● **Stated exercise**: Transcribe the listing that follows in full, omitting pictures.

+===+

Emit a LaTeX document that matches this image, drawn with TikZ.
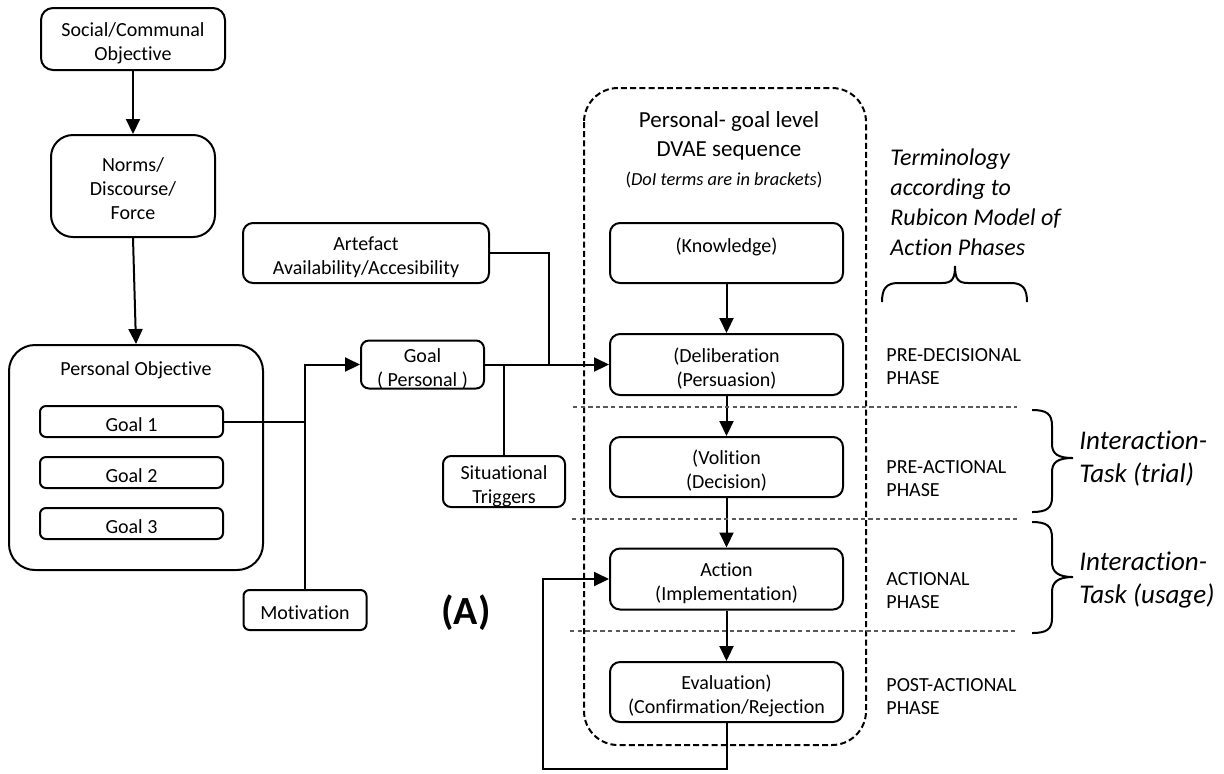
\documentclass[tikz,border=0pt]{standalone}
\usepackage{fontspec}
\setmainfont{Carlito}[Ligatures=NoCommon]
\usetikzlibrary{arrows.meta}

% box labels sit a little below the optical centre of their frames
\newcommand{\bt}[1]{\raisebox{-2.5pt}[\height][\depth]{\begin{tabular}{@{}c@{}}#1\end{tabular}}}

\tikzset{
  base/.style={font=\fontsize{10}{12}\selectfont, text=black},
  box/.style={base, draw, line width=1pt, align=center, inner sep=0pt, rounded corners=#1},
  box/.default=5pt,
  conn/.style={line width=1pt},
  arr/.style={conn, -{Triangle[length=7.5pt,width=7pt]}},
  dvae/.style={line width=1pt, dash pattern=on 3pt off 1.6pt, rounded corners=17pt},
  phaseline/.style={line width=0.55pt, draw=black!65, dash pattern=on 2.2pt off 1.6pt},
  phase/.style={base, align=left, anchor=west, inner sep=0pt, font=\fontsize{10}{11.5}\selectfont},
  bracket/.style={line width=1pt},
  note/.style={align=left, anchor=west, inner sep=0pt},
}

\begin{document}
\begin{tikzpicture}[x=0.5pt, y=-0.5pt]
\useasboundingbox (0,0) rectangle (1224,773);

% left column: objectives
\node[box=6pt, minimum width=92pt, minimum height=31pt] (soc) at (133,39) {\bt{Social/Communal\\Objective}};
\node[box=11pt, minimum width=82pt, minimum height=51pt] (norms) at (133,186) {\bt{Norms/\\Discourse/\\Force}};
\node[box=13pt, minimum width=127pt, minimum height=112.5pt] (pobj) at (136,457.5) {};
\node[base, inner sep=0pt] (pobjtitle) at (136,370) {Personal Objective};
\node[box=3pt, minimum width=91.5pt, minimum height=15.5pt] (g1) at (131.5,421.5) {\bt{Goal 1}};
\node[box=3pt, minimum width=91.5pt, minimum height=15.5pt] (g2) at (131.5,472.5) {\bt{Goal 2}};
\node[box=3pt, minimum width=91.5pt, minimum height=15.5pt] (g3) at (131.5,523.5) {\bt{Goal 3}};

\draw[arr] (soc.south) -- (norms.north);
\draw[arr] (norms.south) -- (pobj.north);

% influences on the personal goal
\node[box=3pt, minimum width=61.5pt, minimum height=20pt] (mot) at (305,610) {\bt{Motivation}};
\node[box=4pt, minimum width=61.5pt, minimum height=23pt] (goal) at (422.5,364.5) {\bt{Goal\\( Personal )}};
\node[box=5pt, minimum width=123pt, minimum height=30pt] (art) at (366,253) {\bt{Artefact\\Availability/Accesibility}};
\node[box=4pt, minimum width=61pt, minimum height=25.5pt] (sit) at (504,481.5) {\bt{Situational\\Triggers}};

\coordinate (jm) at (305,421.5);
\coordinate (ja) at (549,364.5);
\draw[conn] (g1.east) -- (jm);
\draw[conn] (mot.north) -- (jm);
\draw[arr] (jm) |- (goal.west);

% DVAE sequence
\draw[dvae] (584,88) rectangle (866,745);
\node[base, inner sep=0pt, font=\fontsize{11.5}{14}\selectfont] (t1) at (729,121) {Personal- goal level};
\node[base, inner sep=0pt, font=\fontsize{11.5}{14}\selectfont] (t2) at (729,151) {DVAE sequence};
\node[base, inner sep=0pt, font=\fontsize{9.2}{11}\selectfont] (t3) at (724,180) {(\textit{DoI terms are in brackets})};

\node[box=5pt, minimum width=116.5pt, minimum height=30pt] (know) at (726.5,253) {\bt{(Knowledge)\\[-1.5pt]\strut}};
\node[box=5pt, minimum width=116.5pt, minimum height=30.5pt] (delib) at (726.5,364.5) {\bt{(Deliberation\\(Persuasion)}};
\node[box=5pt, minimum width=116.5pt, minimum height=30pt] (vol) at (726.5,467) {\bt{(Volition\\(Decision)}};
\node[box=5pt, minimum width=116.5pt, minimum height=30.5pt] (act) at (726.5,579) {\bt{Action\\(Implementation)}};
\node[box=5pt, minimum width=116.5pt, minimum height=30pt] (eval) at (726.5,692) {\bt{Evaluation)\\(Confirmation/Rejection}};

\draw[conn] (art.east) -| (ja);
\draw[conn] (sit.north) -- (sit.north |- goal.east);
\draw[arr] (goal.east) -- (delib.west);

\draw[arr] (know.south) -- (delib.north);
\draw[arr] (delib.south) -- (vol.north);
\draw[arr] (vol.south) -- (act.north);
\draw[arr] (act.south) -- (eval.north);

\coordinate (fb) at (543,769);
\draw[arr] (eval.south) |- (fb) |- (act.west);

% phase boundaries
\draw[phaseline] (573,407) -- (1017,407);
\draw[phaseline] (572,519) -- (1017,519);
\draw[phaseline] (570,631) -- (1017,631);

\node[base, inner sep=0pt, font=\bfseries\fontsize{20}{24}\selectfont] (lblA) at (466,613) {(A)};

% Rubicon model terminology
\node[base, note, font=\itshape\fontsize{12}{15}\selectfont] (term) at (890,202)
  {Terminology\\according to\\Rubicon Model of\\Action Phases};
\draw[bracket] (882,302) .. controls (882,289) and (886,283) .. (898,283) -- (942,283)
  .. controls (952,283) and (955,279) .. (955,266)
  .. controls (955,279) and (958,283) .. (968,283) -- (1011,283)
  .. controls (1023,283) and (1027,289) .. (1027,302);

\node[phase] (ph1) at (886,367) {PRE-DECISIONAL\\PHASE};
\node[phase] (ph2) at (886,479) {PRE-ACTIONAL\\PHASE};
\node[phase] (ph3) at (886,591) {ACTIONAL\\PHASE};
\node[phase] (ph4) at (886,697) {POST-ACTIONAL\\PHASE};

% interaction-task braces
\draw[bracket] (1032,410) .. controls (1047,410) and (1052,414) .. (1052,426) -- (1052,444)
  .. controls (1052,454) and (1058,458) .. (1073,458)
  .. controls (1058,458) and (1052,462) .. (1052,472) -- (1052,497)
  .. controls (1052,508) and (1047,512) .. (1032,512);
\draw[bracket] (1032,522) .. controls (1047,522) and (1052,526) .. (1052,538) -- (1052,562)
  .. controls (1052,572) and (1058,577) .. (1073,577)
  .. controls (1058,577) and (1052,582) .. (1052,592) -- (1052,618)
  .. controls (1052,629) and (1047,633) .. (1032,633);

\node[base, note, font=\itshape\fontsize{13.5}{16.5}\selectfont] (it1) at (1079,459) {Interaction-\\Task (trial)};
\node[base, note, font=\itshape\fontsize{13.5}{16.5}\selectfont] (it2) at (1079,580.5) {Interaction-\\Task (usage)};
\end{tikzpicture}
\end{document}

+===+

● **Solution below**:
Emit a LaTeX document that matches this image, drawn with TikZ.
\documentclass[tikz,border=0pt]{standalone}
\usepackage{fontspec}
\setmainfont{Carlito}[Ligatures=NoCommon]
\usetikzlibrary{arrows.meta}

% box labels sit a little below the optical centre of their frames
\newcommand{\bt}[1]{\raisebox{-2.5pt}[\height][\depth]{\begin{tabular}{@{}c@{}}#1\end{tabular}}}

\tikzset{
  base/.style={font=\fontsize{10}{12}\selectfont, text=black},
  box/.style={base, draw, line width=1pt, align=center, inner sep=0pt, rounded corners=#1},
  box/.default=5pt,
  conn/.style={line width=1pt},
  arr/.style={conn, -{Triangle[length=7.5pt,width=7pt]}},
  dvae/.style={line width=1pt, dash pattern=on 3pt off 1.6pt, rounded corners=17pt},
  phaseline/.style={line width=0.55pt, draw=black!65, dash pattern=on 2.2pt off 1.6pt},
  phase/.style={base, align=left, anchor=west, inner sep=0pt, font=\fontsize{10}{11.5}\selectfont},
  bracket/.style={line width=1pt},
  note/.style={align=left, anchor=west, inner sep=0pt},
}

\begin{document}
\begin{tikzpicture}[x=0.5pt, y=-0.5pt]
\useasboundingbox (0,0) rectangle (1224,773);

% left column: objectives
\node[box=6pt, minimum width=92pt, minimum height=31pt] (soc) at (133,39) {\bt{Social/Communal\\Objective}};
\node[box=11pt, minimum width=82pt, minimum height=51pt] (norms) at (133,186) {\bt{Norms/\\Discourse/\\Force}};
\node[box=13pt, minimum width=127pt, minimum height=112.5pt] (pobj) at (136,457.5) {};
\node[base, inner sep=0pt] (pobjtitle) at (136,370) {Personal Objective};
\node[box=3pt, minimum width=91.5pt, minimum height=15.5pt] (g1) at (131.5,421.5) {\bt{Goal 1}};
\node[box=3pt, minimum width=91.5pt, minimum height=15.5pt] (g2) at (131.5,472.5) {\bt{Goal 2}};
\node[box=3pt, minimum width=91.5pt, minimum height=15.5pt] (g3) at (131.5,523.5) {\bt{Goal 3}};

\draw[arr] (soc.south) -- (norms.north);
\draw[arr] (norms.south) -- (pobj.north);

% influences on the personal goal
\node[box=3pt, minimum width=61.5pt, minimum height=20pt] (mot) at (305,610) {\bt{Motivation}};
\node[box=4pt, minimum width=61.5pt, minimum height=23pt] (goal) at (422.5,364.5) {\bt{Goal\\( Personal )}};
\node[box=5pt, minimum width=123pt, minimum height=30pt] (art) at (366,253) {\bt{Artefact\\Availability/Accesibility}};
\node[box=4pt, minimum width=61pt, minimum height=25.5pt] (sit) at (504,481.5) {\bt{Situational\\Triggers}};

\coordinate (jm) at (305,421.5);
\coordinate (ja) at (549,364.5);
\draw[conn] (g1.east) -- (jm);
\draw[conn] (mot.north) -- (jm);
\draw[arr] (jm) |- (goal.west);

% DVAE sequence
\draw[dvae] (584,88) rectangle (866,745);
\node[base, inner sep=0pt, font=\fontsize{11.5}{14}\selectfont] (t1) at (729,121) {Personal- goal level};
\node[base, inner sep=0pt, font=\fontsize{11.5}{14}\selectfont] (t2) at (729,151) {DVAE sequence};
\node[base, inner sep=0pt, font=\fontsize{9.2}{11}\selectfont] (t3) at (724,180) {(\textit{DoI terms are in brackets})};

\node[box=5pt, minimum width=116.5pt, minimum height=30pt] (know) at (726.5,253) {\bt{(Knowledge)\\[-1.5pt]\strut}};
\node[box=5pt, minimum width=116.5pt, minimum height=30.5pt] (delib) at (726.5,364.5) {\bt{(Deliberation\\(Persuasion)}};
\node[box=5pt, minimum width=116.5pt, minimum height=30pt] (vol) at (726.5,467) {\bt{(Volition\\(Decision)}};
\node[box=5pt, minimum width=116.5pt, minimum height=30.5pt] (act) at (726.5,579) {\bt{Action\\(Implementation)}};
\node[box=5pt, minimum width=116.5pt, minimum height=30pt] (eval) at (726.5,692) {\bt{Evaluation)\\(Confirmation/Rejection}};

\draw[conn] (art.east) -| (ja);
\draw[conn] (sit.north) -- (sit.north |- goal.east);
\draw[arr] (goal.east) -- (delib.west);

\draw[arr] (know.south) -- (delib.north);
\draw[arr] (delib.south) -- (vol.north);
\draw[arr] (vol.south) -- (act.north);
\draw[arr] (act.south) -- (eval.north);

\coordinate (fb) at (543,769);
\draw[arr] (eval.south) |- (fb) |- (act.west);

% phase boundaries
\draw[phaseline] (573,407) -- (1017,407);
\draw[phaseline] (572,519) -- (1017,519);
\draw[phaseline] (570,631) -- (1017,631);

\node[base, inner sep=0pt, font=\bfseries\fontsize{20}{24}\selectfont] (lblA) at (466,613) {(A)};

% Rubicon model terminology
\node[base, note, font=\itshape\fontsize{12}{15}\selectfont] (term) at (890,202)
  {Terminology\\according to\\Rubicon Model of\\Action Phases};
\draw[bracket] (882,302) .. controls (882,289) and (886,283) .. (898,283) -- (942,283)
  .. controls (952,283) and (955,279) .. (955,266)
  .. controls (955,279) and (958,283) .. (968,283) -- (1011,283)
  .. controls (1023,283) and (1027,289) .. (1027,302);

\node[phase] (ph1) at (886,367) {PRE-DECISIONAL\\PHASE};
\node[phase] (ph2) at (886,479) {PRE-ACTIONAL\\PHASE};
\node[phase] (ph3) at (886,591) {ACTIONAL\\PHASE};
\node[phase] (ph4) at (886,697) {POST-ACTIONAL\\PHASE};

% interaction-task braces
\draw[bracket] (1032,410) .. controls (1047,410) and (1052,414) .. (1052,426) -- (1052,444)
  .. controls (1052,454) and (1058,458) .. (1073,458)
  .. controls (1058,458) and (1052,462) .. (1052,472) -- (1052,497)
  .. controls (1052,508) and (1047,512) .. (1032,512);
\draw[bracket] (1032,522) .. controls (1047,522) and (1052,526) .. (1052,538) -- (1052,562)
  .. controls (1052,572) and (1058,577) .. (1073,577)
  .. controls (1058,577) and (1052,582) .. (1052,592) -- (1052,618)
  .. controls (1052,629) and (1047,633) .. (1032,633);

\node[base, note, font=\itshape\fontsize{13.5}{16.5}\selectfont] (it1) at (1079,459) {Interaction-\\Task (trial)};
\node[base, note, font=\itshape\fontsize{13.5}{16.5}\selectfont] (it2) at (1079,580.5) {Interaction-\\Task (usage)};
\end{tikzpicture}
\end{document}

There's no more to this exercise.